今のWindowsアプリではありえない部分が
ソースコードから見られる

 たとえば、Windowsアプリケーションは、C言語で開発するときには、WinMainという関数から起動するのである。

Win16アプリでは、メインプログラムはWinMain関数から開始する

 これは、公開されたファイルマネージャーにも残ったままだ。多少C言語を使った方なら、C言語の起動は、main関数であることはご存じだろう。いくつかの理由から、Windows 1.01が作られた当時、main関数からWindowsアプリケーションを起動させることはできなかった。

 1つには、当時は、MS-DOSが主流で、MS-DOSとWindows両対応のアプリを開発するという目的があったと思われる。WindowsのアプリもDOSのアプリも同じ拡張子「exe」を使っており、Windowsアプリケーションは、先頭部分にMS-DOS互換のプログラムを置くことができるようになっている。

 実際に当時のWindowsプログラムをMS-DOS上で起動すると、「このプログラムはWindows用」とメッセージを表示して終了することが多かったが、原理的には両方で動作するプログラムの開発が可能だった。そうなると、C言語のランタイム部分は、MS-DOS用にそのまま残さねばならない。その場合、MS-DOSでmain関数を使ってしまうため、WindowsはWinMain関数を呼び出してアプリを動作させるように作られた。

 当時のMS-Cは、Lattice-CのOEM版であり、ランタイムや起動コード部分に手を入れることは難しかったのだと思われる。そもそも、Windows自体がOEM版のMS-Cで開発されていた。

 ファイルマネージャーのソースコードをみると、WinMainがそのまま残っている。WindowsもWin32からは、普通にmain関数から起動できるのだが、このとき互換性のためWinMainも残された。しかし、現在でもこの名残が残っているようで、WindowsアプリケーションのランタイムがちゃんとWinMainを呼び出してくれるようだ。

 また、このソースコードでは、現在では「ご禁制」ともいえる、ハンガリアン記法が見られる。

今ではあまり見かけなくなったハンガリアン記法が残るソースコード

 このハンガリアン記法とは、当時マイクロソフトが推奨していた変数の命名方法だ。たとえば、ロングポインターを格納する変数であれば「lp」、ハンドルなら「h」、整数ならば「i」や「n」といったデータの「型」を変数名の頭に付ける方法である。こうしておけば、たとえばlpで始まる変数にhで始まる変数を間違って代入しないだろうと言われていた。当時マイクロソフトは秘密にしていたが、Win32APIなどがデータ構造をアクセスさせるために返すハンドルは、実はポインターだった。

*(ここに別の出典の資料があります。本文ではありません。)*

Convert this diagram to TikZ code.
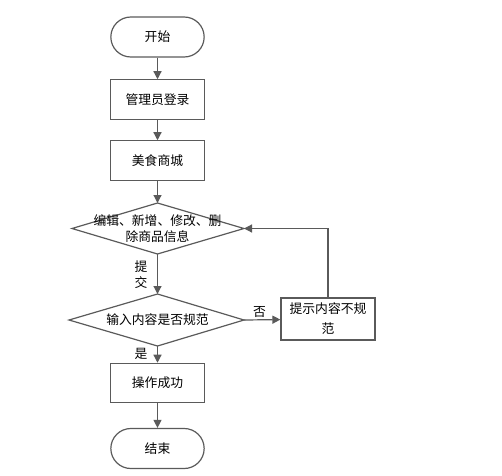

 現在では、あまり意味がないとして、.NETなどでは非推奨となっていて、使う人をほとんど見ない。そもそも、ハンガリアン記法とは、数式を「演算子」と「引数」の順に表記する「ポーランド記法」に由来する命名。この記法を考えた論理学者の出身国から取られた。

 もともとは論理学の表記なのだが、コンピューターで数式を処理する際にはこの形式に変換することで処理しやすくできるため、ソフトウェア開発者には、比較的知られた名称だった。同様にハンガリアン記法は、考案者(チャールズ・シモニー)の出身国から取られた。

 というわけで、ファイルマネージャーのソースコードを見ると、今では見ることはほとんどないハンガリー記法のソースコードが含まれている。だが、このハンガリアン記法、マイクロソフトがWindowsの開発者にも推奨していたが、.NET Frameworkでは利用を禁止している。

.NET Frameworkの「一般的な名付け規則」(General Naming Conventions)では、「DO NOT use Hungarian notation.」とハンガリアン記法を禁止している

 このため、最近のコードサンプルなどではまず見ないのだが、筆者など、ついつい「lp〜」で始まる変数を作ってしまうことが今でもある。